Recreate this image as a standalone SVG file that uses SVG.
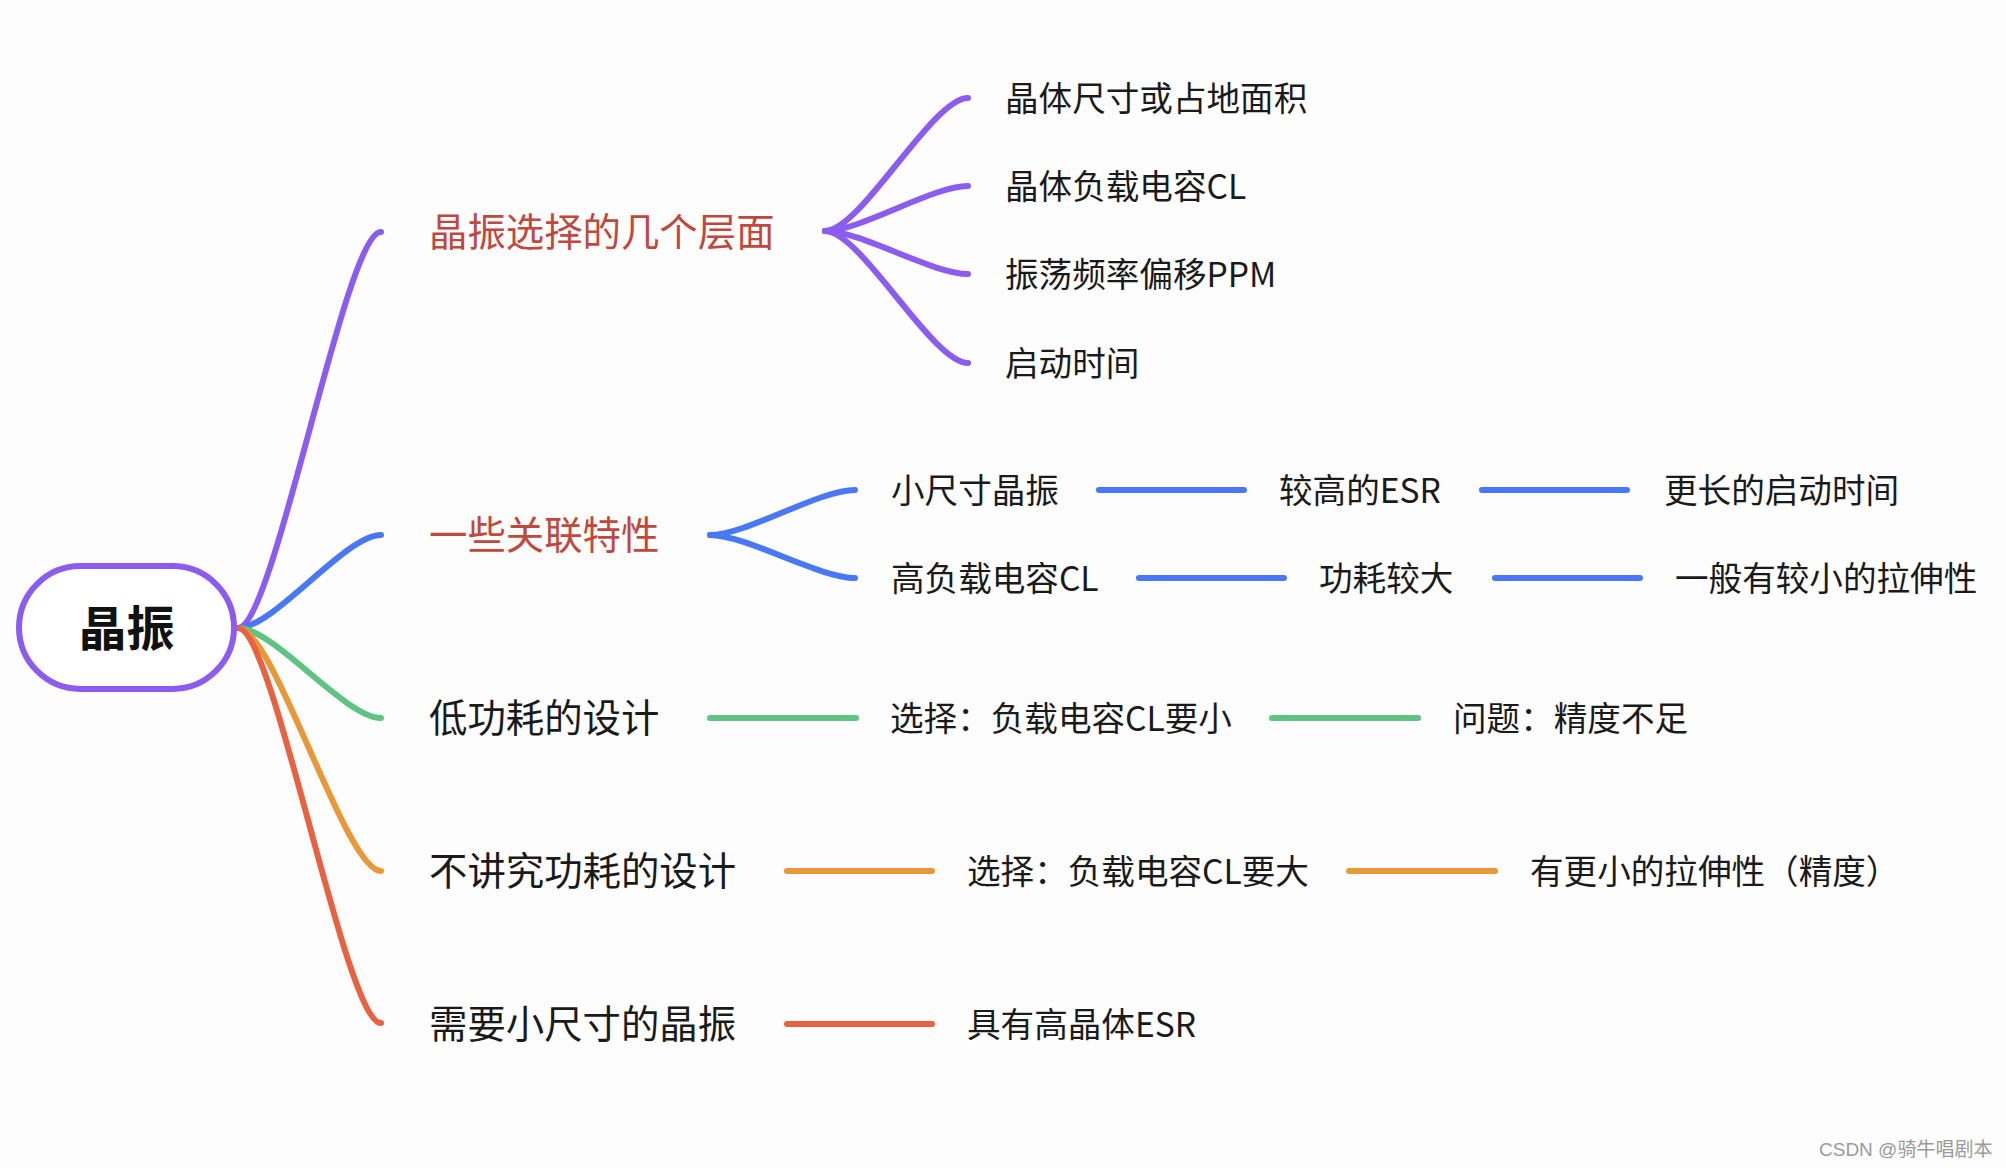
<svg xmlns="http://www.w3.org/2000/svg" width="2006" height="1168" viewBox="0 0 2006 1168">
<style>
  .t1{font-family:"Noto Sans CJK SC","Noto Sans",sans-serif;font-size:38.4px;fill:#1a1a1a}
  .t1r{font-family:"Noto Sans CJK SC","Noto Sans",sans-serif;font-size:38.4px;fill:#c0483c}
  .t2{font-family:"Noto Sans CJK SC","Noto Sans",sans-serif;font-size:33.6px;fill:#1a1a1a}
  .c{fill:none;stroke-width:6;stroke-linecap:round}
  .pu{stroke:#8b5cef}.bl{stroke:#4878f5}.gr{stroke:#5fc382}.or{stroke:#e89838}.rd{stroke:#e86140}
</style>
<rect x="0" y="0" width="2006" height="1168" fill="#fdfdfd"/>
<g id="connectors">
  <path class="c pu" d="M238,628 C274,628 345,232 381,232"/>
  <path class="c bl" d="M238,628 C274,628 345,535 381,535"/>
  <path class="c gr" d="M238,628 C274,628 345,718 381,718"/>
  <path class="c or" d="M238,628 C274,628 345,871 381,871"/>
  <path class="c rd" d="M238,628 C274,628 345,1023 381,1023"/>
  <path class="c pu" d="M825,231 C861,231 932,98 968,98"/>
  <path class="c pu" d="M825,231 C861,231 932,186 968,186"/>
  <path class="c pu" d="M825,231 C861,231 932,274 968,274"/>
  <path class="c pu" d="M825,231 C861,231 932,363 968,363"/>
  <path class="c bl" d="M710,535 C746,535 819,490 855,490"/>
  <path class="c bl" d="M710,535 C746,535 819,578 855,578"/>
  <path class="c bl" d="M1099,490 H1244"/>
  <path class="c bl" d="M1482,490 H1627"/>
  <path class="c bl" d="M1139,578 H1284"/>
  <path class="c bl" d="M1495,578 H1640"/>
  <path class="c gr" d="M710,718 H856"/>
  <path class="c gr" d="M1272,718 H1418"/>
  <path class="c or" d="M787,871 H932"/>
  <path class="c or" d="M1349,871 H1495"/>
  <path class="c rd" d="M787,1024 H932"/>
</g>
<g id="root">
  <rect x="19" y="566" width="215" height="123" rx="61.5" fill="#ffffff" stroke="#8b5cef" stroke-width="6"/>
  <text x="126.5" y="646" text-anchor="middle" font-family="Noto Sans CJK SC, sans-serif" font-size="48" font-weight="bold" fill="#111">晶振</text>
</g>
<g id="n-select"><text class="t1r" x="429" y="246">晶振选择的几个层面</text></g>
<g id="n-size"><text class="t2" x="1005" y="111">晶体尺寸或占地面积</text></g>
<g id="n-cl"><text class="t2" x="1005" y="199">晶体负载电容CL</text></g>
<g id="n-ppm"><text class="t2" x="1005" y="287">振荡频率偏移PPM</text></g>
<g id="n-start"><text class="t2" x="1005" y="376">启动时间</text></g>
<g id="n-related"><text class="t1r" x="429" y="549">一些关联特性</text></g>
<g id="n-small"><text class="t2" x="891" y="503">小尺寸晶振</text></g>
<g id="n-esr"><text class="t2" x="1279" y="503">较高的ESR</text></g>
<g id="n-longer"><text class="t2" x="1664" y="503">更长的启动时间</text></g>
<g id="n-highcl"><text class="t2" x="891" y="591">高负载电容CL</text></g>
<g id="n-power"><text class="t2" x="1319" y="591">功耗较大</text></g>
<g id="n-pull"><text class="t2" x="1675" y="591">一般有较小的拉伸性</text></g>
<g id="n-low"><text class="t1" x="429" y="732">低功耗的设计</text></g>
<g id="n-sel-small"><text class="t2" x="890" y="731">选择：负载电容CL要小</text></g>
<g id="n-issue"><text class="t2" x="1453" y="731">问题：精度不足</text></g>
<g id="n-nolow"><text class="t1" x="429" y="885">不讲究功耗的设计</text></g>
<g id="n-sel-big"><text class="t2" x="967" y="884">选择：负载电容CL要大</text></g>
<g id="n-smaller"><text class="t2" x="1530" y="884">有更小的拉伸性（精度）</text></g>
<g id="n-need"><text class="t1" x="429" y="1038">需要小尺寸的晶振</text></g>
<g id="n-highesr"><text class="t2" x="967" y="1037">具有高晶体ESR</text></g>
<text x="1819" y="1156" font-family="Liberation Sans, Noto Sans CJK SC, sans-serif" font-size="19" fill="#9a9a9a">CSDN @骑牛唱剧本</text>
</svg>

──────

• [Problem to work on] Quote the listing above in full, except for the pictures.

• [Task response]
Recreate this image as a standalone SVG file that uses SVG.
<svg xmlns="http://www.w3.org/2000/svg" width="2006" height="1168" viewBox="0 0 2006 1168">
<style>
  .t1{font-family:"Noto Sans CJK SC","Noto Sans",sans-serif;font-size:38.4px;fill:#1a1a1a}
  .t1r{font-family:"Noto Sans CJK SC","Noto Sans",sans-serif;font-size:38.4px;fill:#c0483c}
  .t2{font-family:"Noto Sans CJK SC","Noto Sans",sans-serif;font-size:33.6px;fill:#1a1a1a}
  .c{fill:none;stroke-width:6;stroke-linecap:round}
  .pu{stroke:#8b5cef}.bl{stroke:#4878f5}.gr{stroke:#5fc382}.or{stroke:#e89838}.rd{stroke:#e86140}
</style>
<rect x="0" y="0" width="2006" height="1168" fill="#fdfdfd"/>
<g id="connectors">
  <path class="c pu" d="M238,628 C274,628 345,232 381,232"/>
  <path class="c bl" d="M238,628 C274,628 345,535 381,535"/>
  <path class="c gr" d="M238,628 C274,628 345,718 381,718"/>
  <path class="c or" d="M238,628 C274,628 345,871 381,871"/>
  <path class="c rd" d="M238,628 C274,628 345,1023 381,1023"/>
  <path class="c pu" d="M825,231 C861,231 932,98 968,98"/>
  <path class="c pu" d="M825,231 C861,231 932,186 968,186"/>
  <path class="c pu" d="M825,231 C861,231 932,274 968,274"/>
  <path class="c pu" d="M825,231 C861,231 932,363 968,363"/>
  <path class="c bl" d="M710,535 C746,535 819,490 855,490"/>
  <path class="c bl" d="M710,535 C746,535 819,578 855,578"/>
  <path class="c bl" d="M1099,490 H1244"/>
  <path class="c bl" d="M1482,490 H1627"/>
  <path class="c bl" d="M1139,578 H1284"/>
  <path class="c bl" d="M1495,578 H1640"/>
  <path class="c gr" d="M710,718 H856"/>
  <path class="c gr" d="M1272,718 H1418"/>
  <path class="c or" d="M787,871 H932"/>
  <path class="c or" d="M1349,871 H1495"/>
  <path class="c rd" d="M787,1024 H932"/>
</g>
<g id="root">
  <rect x="19" y="566" width="215" height="123" rx="61.5" fill="#ffffff" stroke="#8b5cef" stroke-width="6"/>
  <text x="126.5" y="646" text-anchor="middle" font-family="Noto Sans CJK SC, sans-serif" font-size="48" font-weight="bold" fill="#111">晶振</text>
</g>
<g id="n-select"><text class="t1r" x="429" y="246">晶振选择的几个层面</text></g>
<g id="n-size"><text class="t2" x="1005" y="111">晶体尺寸或占地面积</text></g>
<g id="n-cl"><text class="t2" x="1005" y="199">晶体负载电容CL</text></g>
<g id="n-ppm"><text class="t2" x="1005" y="287">振荡频率偏移PPM</text></g>
<g id="n-start"><text class="t2" x="1005" y="376">启动时间</text></g>
<g id="n-related"><text class="t1r" x="429" y="549">一些关联特性</text></g>
<g id="n-small"><text class="t2" x="891" y="503">小尺寸晶振</text></g>
<g id="n-esr"><text class="t2" x="1279" y="503">较高的ESR</text></g>
<g id="n-longer"><text class="t2" x="1664" y="503">更长的启动时间</text></g>
<g id="n-highcl"><text class="t2" x="891" y="591">高负载电容CL</text></g>
<g id="n-power"><text class="t2" x="1319" y="591">功耗较大</text></g>
<g id="n-pull"><text class="t2" x="1675" y="591">一般有较小的拉伸性</text></g>
<g id="n-low"><text class="t1" x="429" y="732">低功耗的设计</text></g>
<g id="n-sel-small"><text class="t2" x="890" y="731">选择：负载电容CL要小</text></g>
<g id="n-issue"><text class="t2" x="1453" y="731">问题：精度不足</text></g>
<g id="n-nolow"><text class="t1" x="429" y="885">不讲究功耗的设计</text></g>
<g id="n-sel-big"><text class="t2" x="967" y="884">选择：负载电容CL要大</text></g>
<g id="n-smaller"><text class="t2" x="1530" y="884">有更小的拉伸性（精度）</text></g>
<g id="n-need"><text class="t1" x="429" y="1038">需要小尺寸的晶振</text></g>
<g id="n-highesr"><text class="t2" x="967" y="1037">具有高晶体ESR</text></g>
<text x="1819" y="1156" font-family="Liberation Sans, Noto Sans CJK SC, sans-serif" font-size="19" fill="#9a9a9a">CSDN @骑牛唱剧本</text>
</svg>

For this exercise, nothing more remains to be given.